Je me base sur le Rapport synodal suisse, qui demande trois choses : une décentralisation de l’Église universelle, l’accès des femmes à l’ensemble des ministères ordonnés, et une Église exempte de discriminations. La décentralisation et l’égalité hommes-femmes sont également largement soutenues par d’autres régions du monde. Des voix s’élèvent même en faveur de la non-discrimination des personnes LGBTQ+, notamment en Asie et en Afrique du Sud, mais l’opposition reste très forte sur cette question.
« Nous devons appliquer en interne ce que nous exigeons à l’extérieur. »
Grâce à ton travail pour Action de Carême, tu disposes d’un vaste réseau dans les pays du Sud : selon toi, comment est perçue l’Église dans ces régions-là ? Une évolution vers une institution plus progressiste pourrait-elle faciliter l’engagement d’Action de Carême ?
Oui beaucoup, ne serait-ce que parce que cela renforcerait grandement la crédibilité de nos revendications. L’ancien président philippin Rodrigo Duterte a par exemple rejeté les mises en garde de l’Église en matière de droits humains en prétextant que celle-ci devait d’abord veiller à les respecter elle-même avant de reprocher les violations des autres. Nous devons appliquer en interne ce que nous exigeons à l’extérieur. Par ailleurs, je perçois chez les représentant·e·s d’Asie et d’Amérique latine une grande aspiration au changement au sein de l’Église. Les gens veulent aller de l’avant.

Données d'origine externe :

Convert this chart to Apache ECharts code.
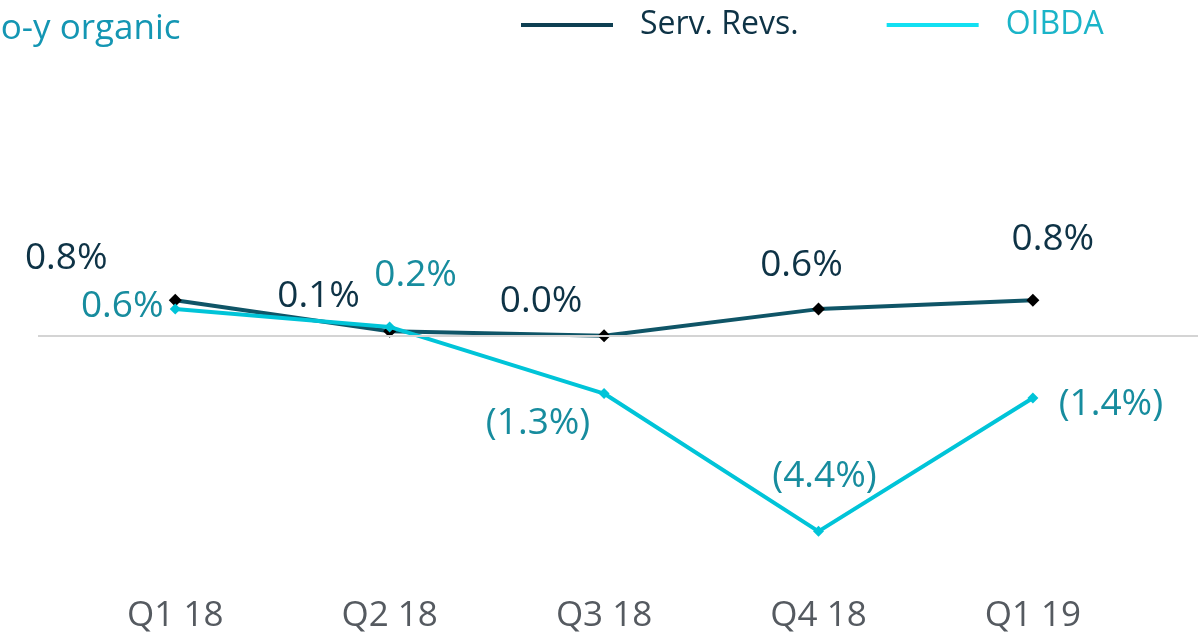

À quelles avancées peut-on s’attendre, au mieux d’ici fin 2024 ?
Je pense que le rôle des femmes dans l’Église va évoluer. On devrait également observer un renforcement de l’Église à l’échelon local, avec éventuellement une réglementation différente selon les régions du monde. La question est de savoir dans quelle mesure. Mais je pense par exemple qu’il est tout à fait envisageable que les bénédictions de couples de même sexe deviennent une réalité en Suisse, en Allemagne et dans d’autres pays.
Qu’est-ce que cela te fait d’avoir soudain ton mot à dire dans ce centre traditionnel du pouvoir clérical ?
D’un côté, je trouve cela génial parce que cette ouverture constitue une avancée historique et offre de véritables possibilités de changement dans la bonne direction. Mais de l’autre, l’organisation n’est pas toujours optimale. Nous sommes très peu de femmes, et nous retrouvons souvent réparties dans différents groupes de travail. Par exemple, il m’est arrivé de me retrouver seule à siéger avec un groupe d’évêques conservateurs, ce qui n’est pas idéal… Mais avec les autres femmes, nous nous réunissons de temps en temps pour nous donner de la force. Nous devons surtout nous armer de patience, de beaucoup de patience.
Helena Jeppesen-Spuhler (57 ans) travaille depuis 2001 pour Action de carême, notamment en tant que responsable du programme Philippines. Elle représente également l’organisation au sein de plusieurs comités ecclésiaux dans le cadre de ses fonctions de « Chargée du réseau ecclésiastique en Suisse ». Helena figure parmi les 80 laïcs qui, pour la première fois cette année, ont la chance de pouvoir participer au synode sur l’avenir de l’Église catholique. Celui-ci a une fonction consultative ; seul le pape François décidera in fine des réformes à mettre en place, après le prochain synode à l’automne 2024. Ce n’est pas en tant que représentante d’Action de carême qu’Helena siège à Rome. Elle a été nommée au sein du synode pour son expérience et son engagement à travers le monde en faveur de plus de justice et de la sauvegarde de la Création.